WILMINGTON — Fred Smith was such a giant in the Salesianum School community that when he died March 1 at age 89, the school wanted to make sure it acknowledged his contributions.

On March 13, approximately 800 Salesianum students, faculty and staff walked from the school to the Congo Legacy Center a mile away for Smith’s viewing, with some staying for the celebration of life. Oblate Father Christian Beretta, Salesianum’s principal, said it was important for the school to show its support for one of the five students who integrated Salesianum in 1950, four years before the landmark Brown v. Board of Education decision that made segregated schools illegal in the United States.

The students left Salesianum in groups of about 100. Many wore yellow flowers on their suit jackets. The first arrived at Congo Legacy Center, which is located at the former Christ Our King Church, about 20 minutes later. The students and staff processed to the coffin and paid their respects. Several student leaders met with Florence Smith, Fred’s wife of more than 60 years.

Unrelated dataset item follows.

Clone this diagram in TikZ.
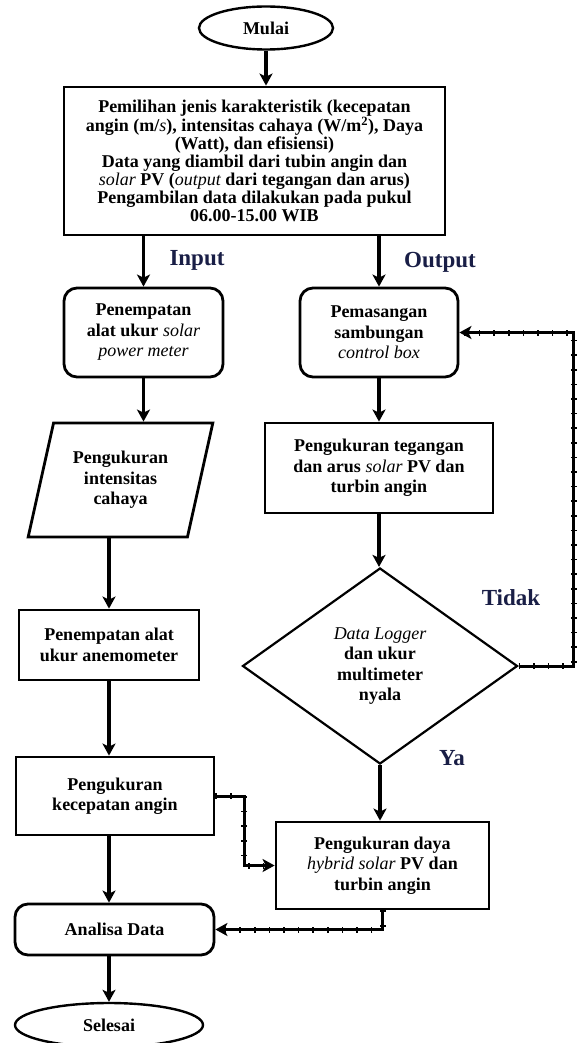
\documentclass[tikz,border=0pt]{standalone}
\usepackage{fontspec}
\setmainfont{Liberation Serif}
\usepackage{tikz}
\usetikzlibrary{shapes.geometric}
\usetikzlibrary{arrows.meta}
\definecolor{labelnavy}{RGB}{25,30,70}
\newcommand{\ital}[1]{{\mdseries\itshape #1}}
\tikzset{
	boxfont/.style={font=\bfseries\fontsize{18}{20.5}\selectfont, align=center},
	procbox/.style={draw, line width=2.8pt, rectangle, boxfont, inner sep=2pt},
	roundbox/.style={procbox, rounded corners=13pt},
	terminal/.style={draw, line width=2.4pt, ellipse, boxfont},
	flowarrow/.style={line width=3.2pt, -{Stealth[length=12pt,width=13pt,inset=3pt]}},
	tickarrow/.style={line width=3pt, -{Stealth[length=12pt,width=13pt,inset=3pt]}, postaction={draw, arrows=-, line width=6pt, dash pattern=on 1.6pt off 13pt}},
	branchlabel/.style={font=\bfseries\fontsize{23}{23}\selectfont, text=labelnavy},
}

\begin{document}
\begin{tikzpicture}[x=1pt, y=-1pt]
		\useasboundingbox (0,0) rectangle (581,1043);
		\node at (266,28) [terminal, minimum width=134, minimum height=43] (mulai) {Mulai};
		\node at (254.5,161) [procbox, minimum width=381, minimum height=148, font=\bfseries\fontsize{18}{18}\selectfont] (pilih) {Pemilihan jenis karakteristik (kecepatan\\angin (m/\ital{s}), intensitas cahaya (W/m\textsuperscript{2}), Daya\\(Watt), dan efisiensi)\\Data yang diambil dari tubin angin dan\\\ital{solar} PV (\ital{output} dari tegangan dan arus)\\Pengambilan data dilakukan pada pukul\\06.00-15.00 WIB};
		\node at (143.5,332.5) [roundbox, minimum width=159, minimum height=89] (alatsolar) {Penempatan\\alat ukur \ital{solar}\\\ital{power meter}};
		\node at (379,332.5) [roundbox, minimum width=158, minimum height=89] (sambung) {Pemasangan\\sambungan\\\ital{control box}};
		\node at (120.5,480) [procbox, trapezium, trapezium left angle=73, trapezium right angle=107, trapezium stretches=true, minimum width=185, minimum height=114] (intensitas) {Pengukuran\\intensitas\\cahaya};
		\node at (379,468) [procbox, minimum width=228, minimum height=90] (tegangan) {Pengukuran tegangan\\dan arus \ital{solar} PV dan\\turbin angin};
		\node at (380,666) [procbox, diamond, line width=2.2pt, minimum width=275, minimum height=196, inner sep=0pt] (logger) {\ital{Data Logger}\\dan ukur\\multimeter\\nyala};
		\node at (109,645) [procbox, minimum width=180, minimum height=70] (anemo) {Penempatan alat\\ukur anemometer};
		\node at (115,796) [procbox, minimum width=198, minimum height=78] (angin) {Pengukuran\\kecepatan angin};
		\node at (382.5,865.5) [procbox, minimum width=213, minimum height=87] (daya) {Pengukuran daya\\\ital{hybrid solar} PV dan\\turbin angin};
		\node at (114.5,929.5) [roundbox, minimum width=199, minimum height=51] (analisa) {Analisa Data};
		\node at (109,1025) [terminal, minimum width=188, minimum height=44] (selesai) {Selesai};

		\node at (197,260) [branchlabel] (input) {Input};
		\node at (440,262) [branchlabel] (output) {Output};
		\node at (511,598) [branchlabel] (tidak) {Tidak};
		\node at (452,758) [branchlabel] (ya) {Ya};

		\draw [flowarrow] (mulai.south) -- (mulai.south |- pilih.north);
		\draw [flowarrow] (pilih.south -| alatsolar.north) -- (alatsolar.north);
		\draw [flowarrow] (pilih.south -| sambung.north) -- (sambung.north);
		\draw [flowarrow] (alatsolar.south) -- (alatsolar.south |- intensitas.north);
		\draw [flowarrow] (anemo.north |- intensitas.south) -- (anemo.north);
		\draw [flowarrow] (anemo.south) -- (anemo.south |- angin.north);
		\draw [flowarrow] (angin.south -| anemo.south) -- (analisa.north -| anemo.south);
		\draw [flowarrow] (analisa.south -| selesai.north) -- (selesai.north);
		\draw [flowarrow] (sambung.south) -- (tegangan.north);
		\draw [flowarrow] (tegangan.south) -- (tegangan.south |- logger.north);
		\draw [flowarrow] (logger.south) -- (logger.south |- daya.north);
		\draw [tickarrow] (logger.east) -- ++(55,0) |- (sambung.east); % Tidak
		\draw [tickarrow] (angin.east) -- ++(29,0) |- (daya.west);
		\draw [tickarrow] (daya.south) |- (analisa.east);
\end{tikzpicture}
\end{document}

Smith and four others — Alfred and Thomas Connell, Willie Jones and James Owens — arrived at Salesianum in November 1950 at the invitation of Father Thomas Lawless, the Oblate of St. Francis de Sales who was the principal then. Smith, who would have been a member of the Class of 1954, left school to work to support his family, and he eventually joined the Armed Forces in what would have been his senior year. He returned to Salesianum with Owens on May 31, 2019, and Smith was presented a diploma and made an honorary member of that graduating class.

That night, Smith wore the same white tuxedo jacket that graduates wear. He was buried wearing a white tuxedo jacket.

Smith and Owens returned to Salesianum for a panel discussion on Nov. 14, 2022, 72 years to the day that they and the other three integrated the original school at Eighth and West streets. A brotherhood that lives Jesus, Father Beretta said that day, must welcome all.

“As Father Lawless said at the time, it was time to either stop preaching democracy or start practicing it,” Father Beretta said.

Smith said that day that he never understood why people don’t like each other.

“God made us all the same,” he said. “Everybody’s supposed to love each other.”

With Smith’s passing, Owens is the last surviving member of the group of five. He lives in upstate New York.